== Data rows

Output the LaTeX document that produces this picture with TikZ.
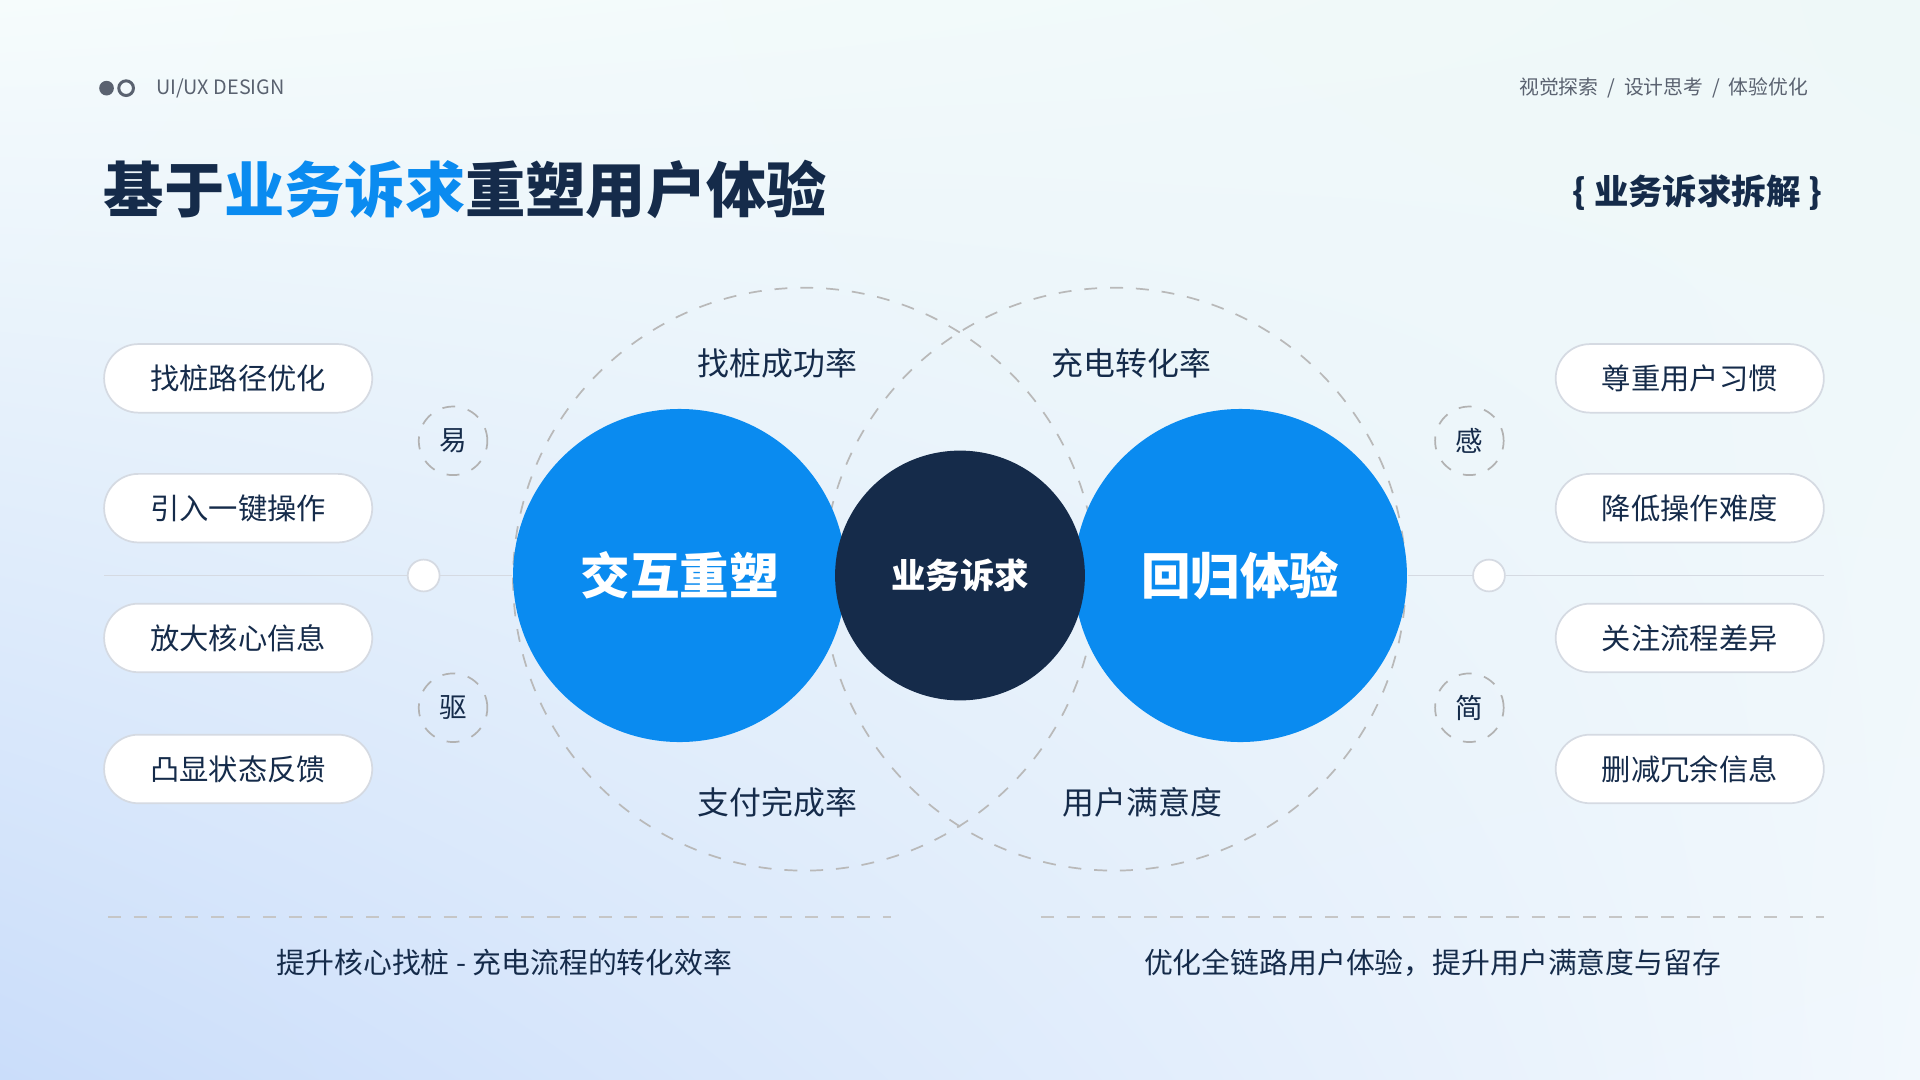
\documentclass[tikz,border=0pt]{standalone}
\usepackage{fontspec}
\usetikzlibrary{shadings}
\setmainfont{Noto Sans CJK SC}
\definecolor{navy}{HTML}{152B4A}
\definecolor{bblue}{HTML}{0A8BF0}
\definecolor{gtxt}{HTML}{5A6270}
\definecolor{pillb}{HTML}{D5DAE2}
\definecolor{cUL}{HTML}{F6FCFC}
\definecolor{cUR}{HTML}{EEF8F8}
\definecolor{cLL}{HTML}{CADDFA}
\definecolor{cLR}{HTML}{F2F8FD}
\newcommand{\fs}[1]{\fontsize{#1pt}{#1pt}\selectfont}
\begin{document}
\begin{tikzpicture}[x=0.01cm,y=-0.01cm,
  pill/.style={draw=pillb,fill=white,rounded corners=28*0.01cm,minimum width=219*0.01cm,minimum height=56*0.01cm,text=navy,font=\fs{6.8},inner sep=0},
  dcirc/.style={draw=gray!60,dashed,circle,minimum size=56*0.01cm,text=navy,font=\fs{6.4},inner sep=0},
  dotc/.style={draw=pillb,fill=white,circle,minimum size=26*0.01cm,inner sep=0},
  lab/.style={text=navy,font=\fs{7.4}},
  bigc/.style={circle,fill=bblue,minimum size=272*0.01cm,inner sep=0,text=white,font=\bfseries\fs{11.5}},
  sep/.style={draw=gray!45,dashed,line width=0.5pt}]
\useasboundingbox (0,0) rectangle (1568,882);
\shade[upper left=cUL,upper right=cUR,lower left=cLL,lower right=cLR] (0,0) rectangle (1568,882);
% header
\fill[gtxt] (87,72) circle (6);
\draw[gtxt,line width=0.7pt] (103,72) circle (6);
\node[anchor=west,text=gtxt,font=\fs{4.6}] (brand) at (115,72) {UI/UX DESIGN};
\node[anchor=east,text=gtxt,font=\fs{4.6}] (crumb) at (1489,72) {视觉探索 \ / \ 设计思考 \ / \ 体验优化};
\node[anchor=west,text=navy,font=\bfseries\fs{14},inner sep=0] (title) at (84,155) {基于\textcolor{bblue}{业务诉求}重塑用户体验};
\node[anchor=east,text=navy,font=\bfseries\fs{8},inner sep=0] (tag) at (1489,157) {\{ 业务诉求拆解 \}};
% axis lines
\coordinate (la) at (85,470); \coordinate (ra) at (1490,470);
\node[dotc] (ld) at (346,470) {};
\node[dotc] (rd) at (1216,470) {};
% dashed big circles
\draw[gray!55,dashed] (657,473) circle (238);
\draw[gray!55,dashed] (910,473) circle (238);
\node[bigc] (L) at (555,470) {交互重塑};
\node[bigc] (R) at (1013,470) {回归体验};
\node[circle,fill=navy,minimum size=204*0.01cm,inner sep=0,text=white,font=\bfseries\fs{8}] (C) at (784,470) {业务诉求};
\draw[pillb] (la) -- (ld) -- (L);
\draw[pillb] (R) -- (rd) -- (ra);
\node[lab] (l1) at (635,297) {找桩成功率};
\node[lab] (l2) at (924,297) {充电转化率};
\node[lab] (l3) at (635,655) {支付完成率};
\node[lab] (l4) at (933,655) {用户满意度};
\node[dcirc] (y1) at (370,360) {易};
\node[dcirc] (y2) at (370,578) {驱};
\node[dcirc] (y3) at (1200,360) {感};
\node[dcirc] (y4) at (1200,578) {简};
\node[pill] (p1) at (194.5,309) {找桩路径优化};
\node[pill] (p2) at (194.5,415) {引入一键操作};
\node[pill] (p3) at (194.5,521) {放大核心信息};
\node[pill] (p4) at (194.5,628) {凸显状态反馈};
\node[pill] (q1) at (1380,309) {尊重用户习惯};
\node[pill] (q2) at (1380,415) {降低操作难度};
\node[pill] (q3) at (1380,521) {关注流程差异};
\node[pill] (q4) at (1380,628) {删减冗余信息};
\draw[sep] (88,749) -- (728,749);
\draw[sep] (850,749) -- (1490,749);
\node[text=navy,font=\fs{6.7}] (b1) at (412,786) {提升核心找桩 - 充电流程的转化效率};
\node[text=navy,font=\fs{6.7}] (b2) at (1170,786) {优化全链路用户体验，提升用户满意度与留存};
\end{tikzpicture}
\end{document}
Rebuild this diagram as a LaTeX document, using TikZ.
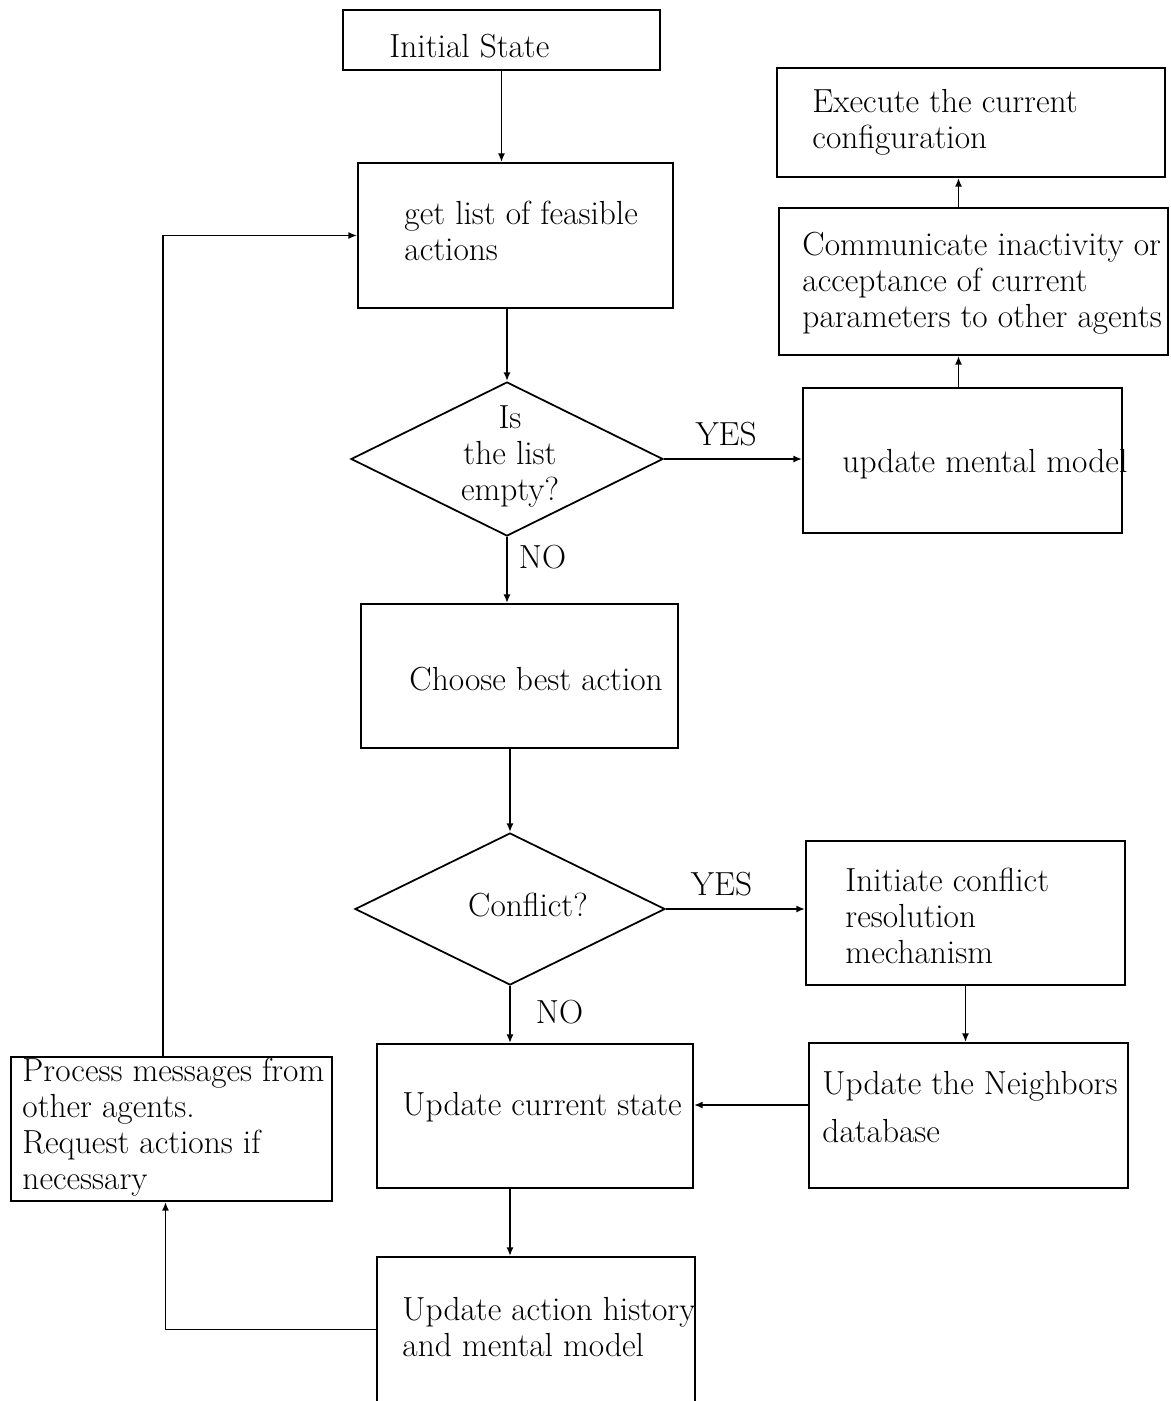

====

→ Given request
All the lines above are to be given again exactly as they read, with the pictures removed.

→ Response to this task
Output the LaTeX document that produces this picture with TikZ.
\documentclass[tikz,border=0pt]{standalone}
\usepackage{fontspec}
\usetikzlibrary{shadings}
\setmainfont{Noto Sans CJK SC}
\definecolor{navy}{HTML}{152B4A}
\definecolor{bblue}{HTML}{0A8BF0}
\definecolor{gtxt}{HTML}{5A6270}
\definecolor{pillb}{HTML}{D5DAE2}
\definecolor{cUL}{HTML}{F6FCFC}
\definecolor{cUR}{HTML}{EEF8F8}
\definecolor{cLL}{HTML}{CADDFA}
\definecolor{cLR}{HTML}{F2F8FD}
\newcommand{\fs}[1]{\fontsize{#1pt}{#1pt}\selectfont}
\begin{document}
\begin{tikzpicture}[x=0.01cm,y=-0.01cm,
  pill/.style={draw=pillb,fill=white,rounded corners=28*0.01cm,minimum width=219*0.01cm,minimum height=56*0.01cm,text=navy,font=\fs{6.8},inner sep=0},
  dcirc/.style={draw=gray!60,dashed,circle,minimum size=56*0.01cm,text=navy,font=\fs{6.4},inner sep=0},
  dotc/.style={draw=pillb,fill=white,circle,minimum size=26*0.01cm,inner sep=0},
  lab/.style={text=navy,font=\fs{7.4}},
  bigc/.style={circle,fill=bblue,minimum size=272*0.01cm,inner sep=0,text=white,font=\bfseries\fs{11.5}},
  sep/.style={draw=gray!45,dashed,line width=0.5pt}]
\useasboundingbox (0,0) rectangle (1568,882);
\shade[upper left=cUL,upper right=cUR,lower left=cLL,lower right=cLR] (0,0) rectangle (1568,882);
% header
\fill[gtxt] (87,72) circle (6);
\draw[gtxt,line width=0.7pt] (103,72) circle (6);
\node[anchor=west,text=gtxt,font=\fs{4.6}] (brand) at (115,72) {UI/UX DESIGN};
\node[anchor=east,text=gtxt,font=\fs{4.6}] (crumb) at (1489,72) {视觉探索 \ / \ 设计思考 \ / \ 体验优化};
\node[anchor=west,text=navy,font=\bfseries\fs{14},inner sep=0] (title) at (84,155) {基于\textcolor{bblue}{业务诉求}重塑用户体验};
\node[anchor=east,text=navy,font=\bfseries\fs{8},inner sep=0] (tag) at (1489,157) {\{ 业务诉求拆解 \}};
% axis lines
\coordinate (la) at (85,470); \coordinate (ra) at (1490,470);
\node[dotc] (ld) at (346,470) {};
\node[dotc] (rd) at (1216,470) {};
% dashed big circles
\draw[gray!55,dashed] (657,473) circle (238);
\draw[gray!55,dashed] (910,473) circle (238);
\node[bigc] (L) at (555,470) {交互重塑};
\node[bigc] (R) at (1013,470) {回归体验};
\node[circle,fill=navy,minimum size=204*0.01cm,inner sep=0,text=white,font=\bfseries\fs{8}] (C) at (784,470) {业务诉求};
\draw[pillb] (la) -- (ld) -- (L);
\draw[pillb] (R) -- (rd) -- (ra);
\node[lab] (l1) at (635,297) {找桩成功率};
\node[lab] (l2) at (924,297) {充电转化率};
\node[lab] (l3) at (635,655) {支付完成率};
\node[lab] (l4) at (933,655) {用户满意度};
\node[dcirc] (y1) at (370,360) {易};
\node[dcirc] (y2) at (370,578) {驱};
\node[dcirc] (y3) at (1200,360) {感};
\node[dcirc] (y4) at (1200,578) {简};
\node[pill] (p1) at (194.5,309) {找桩路径优化};
\node[pill] (p2) at (194.5,415) {引入一键操作};
\node[pill] (p3) at (194.5,521) {放大核心信息};
\node[pill] (p4) at (194.5,628) {凸显状态反馈};
\node[pill] (q1) at (1380,309) {尊重用户习惯};
\node[pill] (q2) at (1380,415) {降低操作难度};
\node[pill] (q3) at (1380,521) {关注流程差异};
\node[pill] (q4) at (1380,628) {删减冗余信息};
\draw[sep] (88,749) -- (728,749);
\draw[sep] (850,749) -- (1490,749);
\node[text=navy,font=\fs{6.7}] (b1) at (412,786) {提升核心找桩 - 充电流程的转化效率};
\node[text=navy,font=\fs{6.7}] (b2) at (1170,786) {优化全链路用户体验，提升用户满意度与留存};
\end{tikzpicture}
\end{document}
Rebuild this diagram as a LaTeX document, using TikZ.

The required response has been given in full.